2. Design for the Feed, Not the Flier
Our visuals looked like they belonged on Instagram, not in a policy brief. Big bold fonts. No jargon. Colors that popped. We made content that could live on a lawn sign and get reposted to someone’s Stories.
Lesson: If your post looks like homework, it won’t get shared.
3. Use Relatable Messengers
We didn’t just rely on elected officials. We brought in small business owners, young professionals, and everyday San Franciscans who were sick of dysfunction. When someone says “this just makes sense” on camera—especially someone who doesn’t talk like a politician—it resonates.
Lesson: A peer-to-peer share > a press release.
4. Keep the Message Tight, Then Repeat It
Every TikTok, Reel, tweet, and newsletter pointed back to the same idea: Prop D = Fixing a broken system. That consistency paid off. By the final week, people were echoing our tagline back to us—unprompted.
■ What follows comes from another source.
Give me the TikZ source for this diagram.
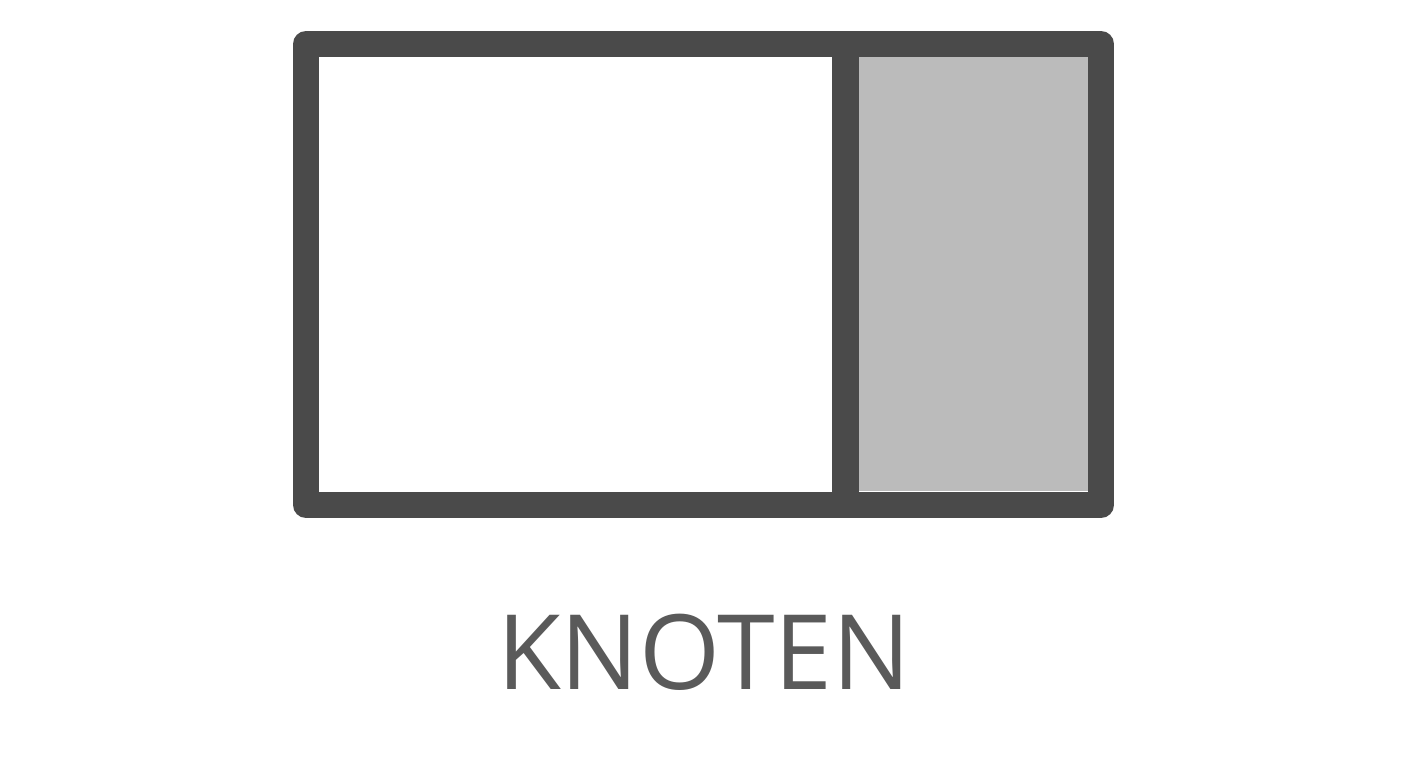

Lesson: The more you say it, the more it sticks. Be the chorus, not the encyclopedia.
Final Thought
Political campaigns often overcomplicate their pitch. Voters don’t have time for a policy seminar—they want to know why it matters and what it means for them. Good branding answers both.
Prop D taught us that even the most technical policy can win hearts and minds—if you treat your campaign like a movement, not a memo.